# Using Acceleration to Calculate Gravity

1. Feb 6, 2010

### zx95

1. Two steel balls are suspended from electromagnets, and are released simultaneously when the electric current is shut off. They start at heights X1 and X2, with X2 being higher. When they hit the ground, they land T seconds apart. Find an equation for g (the gravitational field) in terms of T, X1 and X2

2. No further information was given.

3. I have about 8 pages of scratch paper and 5 hours of work trying to figure out what is probably something simple. I began by trying to figure out the acceleration from X1 to the ground:

0 = (1/2)at^2 + Vt + X1
-X1 = (1/2)at^2 - Vt
-X1 - Vt = (1/2)at^2
-2(X1+Vt)/t^2 = a

With this equation, I thought I'd be able to somehow figure out the velocity after the ball from X2 height falls from X2 to X1 and then plug that into my result above.
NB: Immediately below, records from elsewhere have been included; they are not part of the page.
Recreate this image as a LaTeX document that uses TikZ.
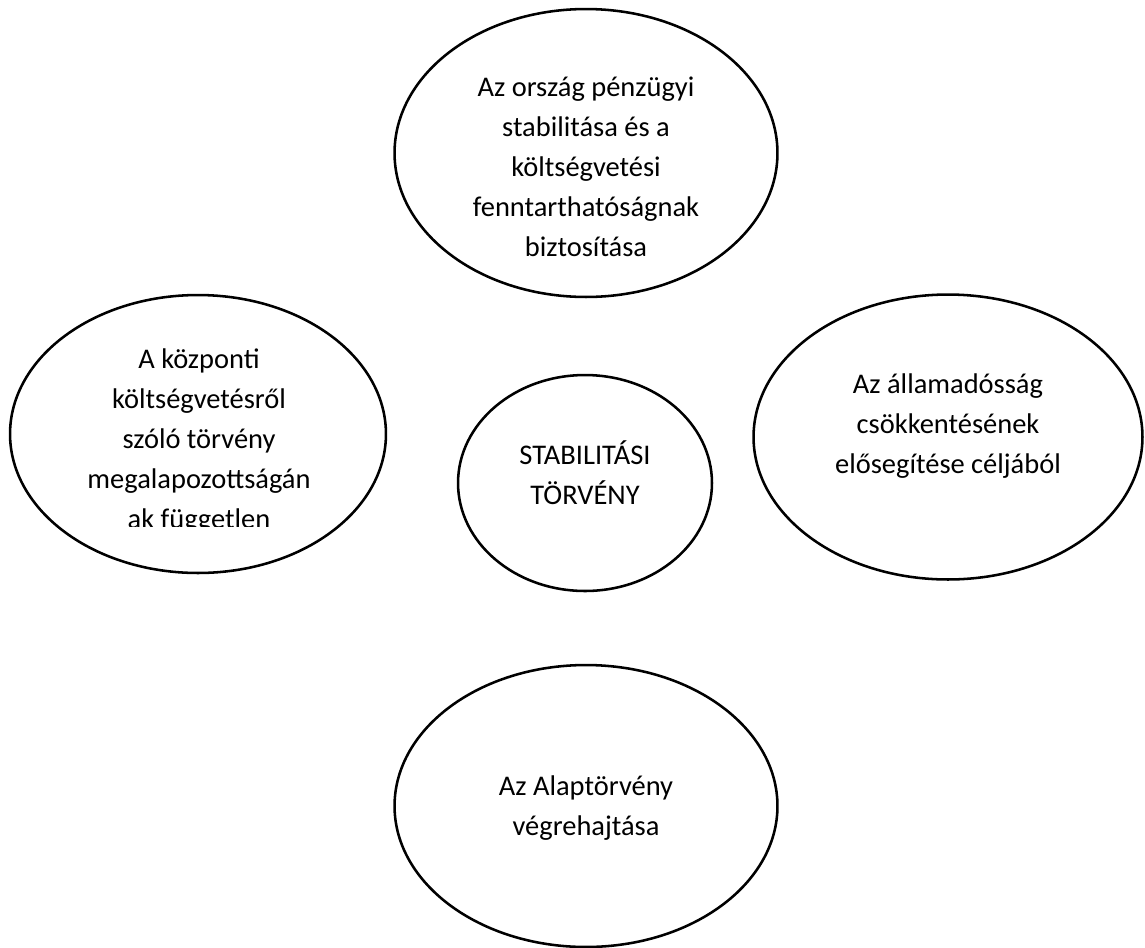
\documentclass[tikz,border=0pt]{standalone}
\usepackage{fontspec}
\setmainfont{Carlito}
\usetikzlibrary{shapes}

\begin{document}
\begin{tikzpicture}[x=0.02cm, y=-0.02cm,
        bubble/.style={ellipse, draw, line width=1.45pt, inner sep=0pt},
        txt/.style={align=center, inner sep=0pt, font=\fontsize{16.2}{22.8}\selectfont}]
        \useasboundingbox (0,0) rectangle (1145,947);

        % Outer ellipses
        \node[bubble, minimum width=7.66cm, minimum height=5.76cm] (cel) at (586,153) {};
        \node[bubble, minimum width=7.52cm, minimum height=5.56cm] (kozp) at (198,434) {};
        \node[bubble, minimum width=7.78cm, minimum height=5.7cm] (adossag) at (948,437) {};
        \node[bubble, minimum width=7.66cm, minimum height=5.64cm] (alap) at (586,806) {};

        % Inner ellipse
        \node[bubble, minimum width=5.08cm, minimum height=4.32cm] (stab) at (585,483) {};

        % Texts
        \node[txt] (celtext) at (586,167) {Az ország pénzügyi\\stabilitása és a\\költségvetési\\fenntarthatóságnak\\biztosítása};
        \node[txt] (adossagtext) at (948,426) {Az államadósság\\csökkentésének\\elősegítése céljából};
        \node[txt] (alaptext) at (586,808) {Az Alaptörvény\\végrehajtása};
        \node[txt] (stabtext) at (585,473) {STABILITÁSI\\TÖRVÉNY};

        % Cut off text
        \begin{scope}
            \clip (0,0) rectangle (1145,526);
            \node[txt] (kozptext) at (199,441) {A központi\\költségvetésről\\szóló törvény\\megalapozottságán\\ak független};
        \end{scope}
    \end{tikzpicture}
\end{document}
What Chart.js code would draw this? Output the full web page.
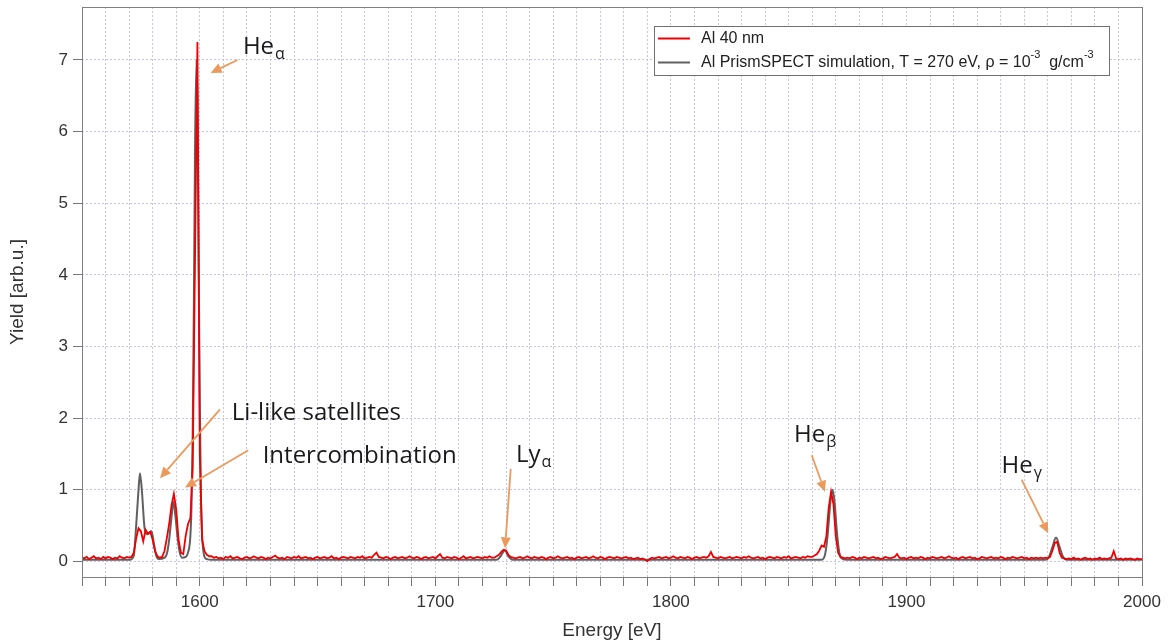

I tried many different things and none seem to match up with the answer my professor is looking for. A nudge in the right direction is all I'm looking for. After so much work, it's really frustrating to be at square 1 still. Thank you in advance for any light you can shed.

2. Feb 6, 2010

### rl.bhat

Hi zx95, welcome to PF.
Initial velocities of the steel balls are zero.
So xi = 1/2*g*t1^2. You can rewrite it as
sqrt(2x1/g) = t1.
Similarly find the expression for t2. Then find t2 - t1 which is equal to T.

3. Feb 6, 2010

### zx95

Thank you for the quick response!

I took this information and came up with the following:

t1 = sqrt(2X1/g) t2 = sqrt(2X2/g)

T = t2 - t1
T = sqrt(2X2/g) - sqrt (2X1/g)
T = sqrt(2(X2-X1)/g)
sqrt(g) = sqrt(2(X2-X1))/T

g = 2(X2-X1)/T^2

I plugged this into the professors software (and looking back in my scratch paper this is the same answer I got through a much more difficult process). Is this answer correct, or am I missing some step that I'm not seeing?

4. Feb 6, 2010

### rl.bhat

T = sqrt(2X2/g) - sqrt (2X1/g)
T = sqrt(2(X2-X1)/g)

The simplification is wrong.
It should be
T = [ sqrt(2x2) - sqrt(2x1)]/sqrt(g). so
sqrt(g) = [ sqrt(2x2) - sqrt(2x1)]/T

5. Feb 7, 2010

### zx95

Thank you very much! I always make mistakes like that. I need to work on that. Thanks!